Even one on one, researchers say, there is an untrammeled quality to on-line behavior. Users have a tendency to fly off the electronic handle. They are more likely to be excessively blunt, even to act irresponsibly.

"People have conversations that they probably wouldn't have had if they had been together in a room," Jessen said. Normally, for such frankness to occur, "it would have been the old 'Get Smart' thing: They would have to have the 'Cone of Silence.' "

Now, companies are developing tricks aimed at staving off messy faux pas .

At IBM, an iron-clad imperative of the in-house computer conference is straight out of Debrett's Etiquette: No talk of religion or politics. Irony and sarcasm are discouraged too, in deference to foreign speakers.

When it became apparent two years ago that Los Angeles police officers had used patrol car computers for racially and sexually offensive jokes, the department assigned a team of censors to spot-check message traffic (a practice that in most cases appears to be legal).

At Southern California Edison, injudicious messaging became such a problem that a new command allows senders to yank back messages before they are read. It is one of the most popular functions on the computer system.

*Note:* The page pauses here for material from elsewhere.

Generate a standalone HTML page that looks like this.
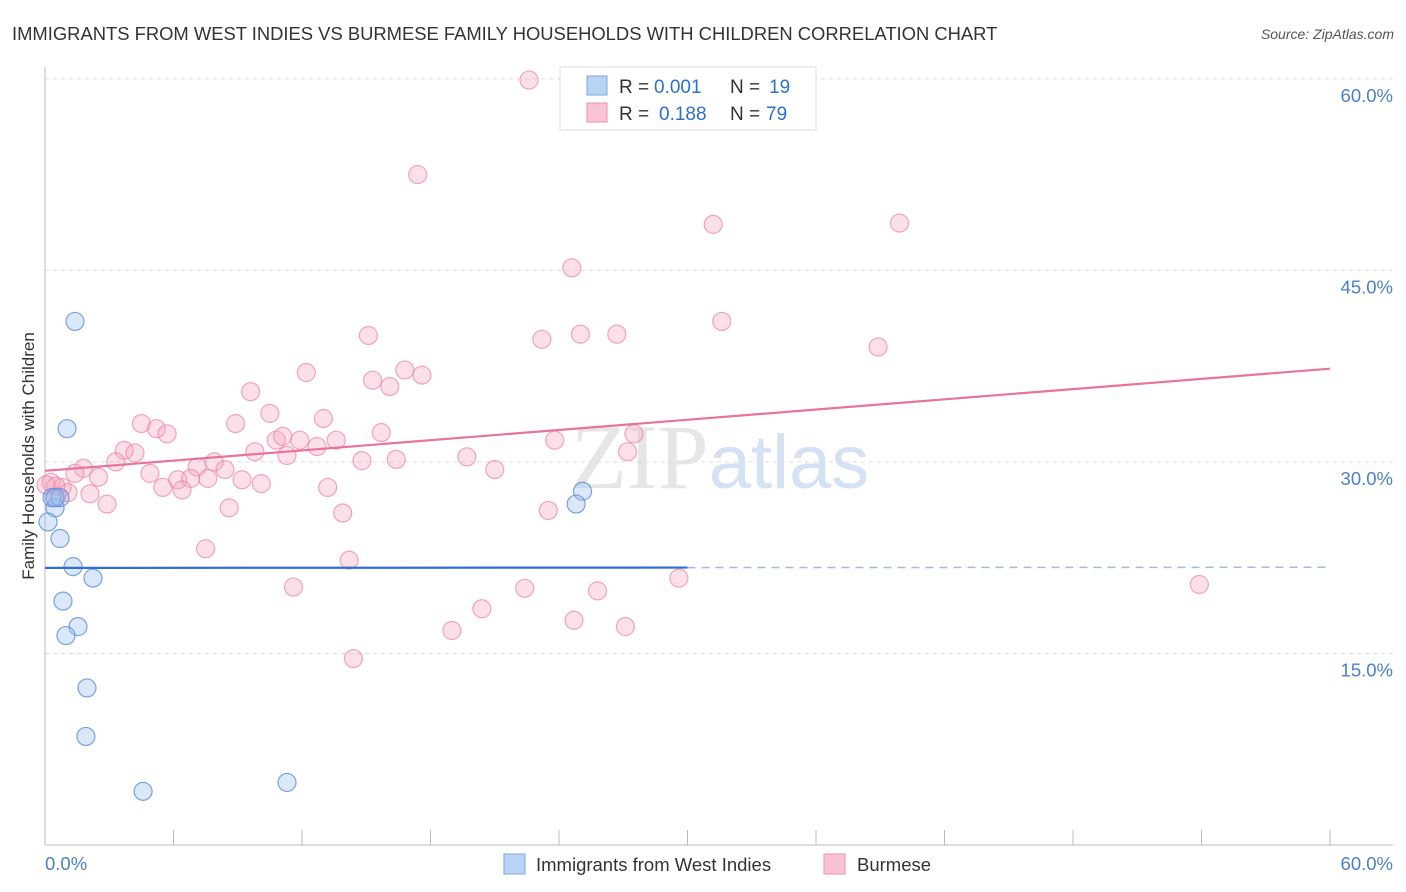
<!DOCTYPE html>
<html><head><meta charset="utf-8"><style>
body{margin:0;background:#fff;font-family:"Liberation Sans",sans-serif;}
</style></head><body>
<svg id="chart" width="1406" height="892" xmlns="http://www.w3.org/2000/svg" style="display:block">
<text x="12" y="40" font-size="18.4" fill="#333">IMMIGRANTS FROM WEST INDIES VS BURMESE FAMILY HOUSEHOLDS WITH CHILDREN CORRELATION CHART</text>
<text x="1394" y="39" font-size="14" fill="#555" text-anchor="end" font-style="italic">Source: ZipAtlas.com</text>
<text x="720" y="488" font-size="92" text-anchor="middle" fill="#e6e6e6" font-family="Liberation Serif,serif">ZIP<tspan fill="#d4e2f4" font-family="Liberation Sans,sans-serif" font-size="76">atlas</tspan></text>
<g id="grid"></g><g id="axes"></g><g id="marks"></g>
<text transform="translate(34,456) rotate(-90)" font-size="17" fill="#333" text-anchor="middle">Family Households with Children</text>
<g>
<rect x="560" y="67" width="256" height="63" fill="#fff" stroke="#ddd"/>
<rect x="587" y="76" width="20" height="19" fill="#b9d3f4" stroke="#7aa7e0"/>
<rect x="587" y="103" width="20" height="19" fill="#f9c3d3" stroke="#f08fb0"/>
<text x="619" y="93" font-size="19" fill="#333">R =</text>
<text x="654" y="93" font-size="19" fill="#2f6fd0">0.001</text>
<text x="730" y="93" font-size="19" fill="#333">N =</text>
<text x="769" y="93" font-size="19" fill="#2f6fd0">19</text>
<text x="619" y="120" font-size="19" fill="#333">R =</text>
<text x="659" y="120" font-size="19" fill="#2f6fd0">0.188</text>
<text x="730" y="120" font-size="19" fill="#333">N =</text>
<text x="766" y="120" font-size="19" fill="#2f6fd0">79</text>
</g>
<g>
<rect x="504" y="854" width="21" height="20" fill="#b9d3f4" stroke="#7aa7e0"/>
<text x="536" y="871" font-size="18.5" fill="#333">Immigrants from West Indies</text>
<rect x="824" y="854" width="21" height="20" fill="#f9c3d3" stroke="#f08fb0"/>
<text x="857" y="871" font-size="18.5" fill="#333">Burmese</text>
</g>
</svg>
<script>
const yTicks=[15,30,45,60];
const yTickLabels=["15.0%","30.0%","45.0%","60.0%"];
const xTicks=[0,6,12,18,24,30,36,42,48,54,60];
const blueX=[1.40,1.03,0.47,0.33,0.70,0.14,0.70,1.31,2.24,0.84,1.54,0.98,1.96,1.91,4.58,11.3,25.1,24.8,0.47];
const blueY=[41.0,32.6,26.4,27.2,27.2,25.3,24.0,21.8,20.9,19.1,17.1,16.4,12.3,8.5,4.2,4.9,27.7,26.7,27.2];
const pinkX=[22.6,17.4,31.2,39.9,24.6,31.6,15.1,23.2,25.0,26.7,38.9,12.2,16.8,17.6,15.3,16.1,9.6,10.5,13.0,8.9,4.5,5.2,5.7,15.7,27.5,10.8,11.1,11.9,13.6,23.8,12.7,3.7,4.2,9.8,11.3,27.2,19.7,3.3,7.9,14.8,16.4,1.8,7.1,8.4,21.0,1.4,4.9,2.5,6.2,7.6,6.8,9.2,10.1,0.28,0.8,5.5,6.4,13.2,1.07,2.1,0.56,2.9,8.6,13.9,23.5,7.5,14.2,29.6,11.6,22.4,25.8,53.9,20.4,24.7,27.1,19.0,14.4,0.5,0.05];
const pinkY=[59.9,52.5,48.6,48.7,45.2,41.0,39.9,39.6,40.0,40.0,39.0,37.0,37.2,36.8,36.4,35.9,35.5,33.8,33.4,33.0,33.0,32.6,32.2,32.3,32.2,31.7,32.0,31.7,31.7,31.7,31.2,30.9,30.7,30.8,30.5,30.8,30.4,30.0,30.0,30.1,30.2,29.5,29.6,29.4,29.4,29.1,29.1,28.8,28.6,28.7,28.7,28.6,28.3,28.4,28.0,28.0,27.8,28.0,27.6,27.5,27.3,26.7,26.4,26.0,26.2,23.2,22.3,20.9,20.2,20.1,19.9,20.4,18.5,17.6,17.1,16.8,14.6,28.1,28.2];
const blueTrend=[21.7,21.75];
const pinkTrend=[29.3,37.3];
const NS="http://www.w3.org/2000/svg";
const sx=v=>45+v*(1285/60), sy=v=>845-v*12.77;
function mk(p,t,a){const e=document.createElementNS(NS,t);for(const k in a)e.setAttribute(k,a[k]);p.appendChild(e);return e;}
const grid=document.getElementById('grid'),axes=document.getElementById('axes'),marks=document.getElementById('marks');
yTicks.forEach((v,i)=>{
 const l=mk(grid,'line',{x1:45,x2:1393,y1:sy(v),y2:sy(v),stroke:'#ddd','stroke-dasharray':'4,4'});
 
 
 const t=mk(grid,'text',{x:1393,y:sy(v)+23,'font-size':18.5,fill:'#4a80d0','text-anchor':'end'});t.textContent=yTickLabels[i];
 
 
});
let a=mk(axes,'line',{x1:45,x2:45,y1:67,y2:845,stroke:'#bbb'});


a=mk(axes,'line',{x1:45,x2:1393,y1:845,y2:845,stroke:'#bbb'});


xTicks.forEach(v=>{if(v>0){const t=mk(axes,'line',{x1:sx(v),x2:sx(v),y1:830,y2:845,stroke:'#bbb'});
 
 }});
let xl=mk(axes,'text',{x:45,y:870,'font-size':18.5,fill:'#4a80d0'});xl.textContent='0.0%';


xl=mk(axes,'text',{x:1393,y:870,'font-size':18.5,fill:'#4a80d0','text-anchor':'end'});xl.textContent='60.0%';


pinkX.forEach((x,i)=>{const c=mk(marks,'circle',{cx:sx(x),cy:sy(pinkY[i]),r:9,fill:'rgba(244,165,190,0.35)',stroke:'rgba(236,130,165,0.7)','stroke-width':1.2});
 
 });
blueX.forEach((x,i)=>{const c=mk(marks,'circle',{cx:sx(x),cy:sy(blueY[i]),r:9,fill:'rgba(150,190,240,0.35)',stroke:'rgba(90,140,220,0.8)','stroke-width':1.2});
 
 });
const yb=x=>blueTrend[0]+(blueTrend[1]-blueTrend[0])*x/60, yp=x=>pinkTrend[0]+(pinkTrend[1]-pinkTrend[0])*x/60;
let tl=mk(marks,'line',{x1:sx(0),y1:sy(yp(0)),x2:sx(60),y2:sy(yp(60)),stroke:'#e8739c','stroke-width':2.2});


tl=mk(marks,'line',{x1:sx(0),y1:sy(yb(0)),x2:sx(30),y2:sy(yb(30)),stroke:'#2f6fd0','stroke-width':2.2});


tl=mk(marks,'line',{x1:sx(30),y1:sy(yb(30)),x2:sx(60),y2:sy(yb(60)),stroke:'#9dbde8','stroke-width':1.5,'stroke-dasharray':'8,6'});


</script>
</body></html>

(It was of no use, however, to the Edison employee who composed a parody of the Book of Genesis--in which God was required to get an environmental impact report done before proceeding with the Creation. The author sent the parody to a co-worker, innocently enough. But the co-worker forwarded it to an automatic distribution list. Soon, it was in the files of hundreds of employees--and the author was facing a reprimand.)

No one knows how many Americans communicate by computer--by electronic mail or in computer conferences or bulletin boards. The Electronic Mail Assn., a trade group based in Arlington, Va., says one estimate puts the figure at 30 million to 50 million.

They range from members of President Clinton's communications staff to Cornell University students baring their souls to a computerized counseling service. There are lawyers, utility line workers, Hollywood executives, scientists and high school sophomores.

To the uninitiated, the shift to computers can be jarring.

"It's the insecurity of a new medium," said Einar Stefferud, president of Network Management Associates, a consulting firm in Huntington Beach. "Every time we invent a new medium--for communication or transport or whatever--we have to develop a new etiquette to live with it."

Ever since electronic mail became available in the 1960s, computerized communication has been seen as a medium as revolutionary as the telephone. Norms of behavior appropriate to phone or face-to-face encounters, or even letters, would not necessarily apply; old rules would have to be revised.

As many see it, the peculiar quality of electronic mail stems from two traits: It is text-based and it is evanescent. Missing from any computer encounter are the revealing grin or scowl or apologetic tone, or such social cues as the correspondent's corner office, fancy letterhead or nervous tic.

And when the text appears to be ephemeral, the stakes seem smaller.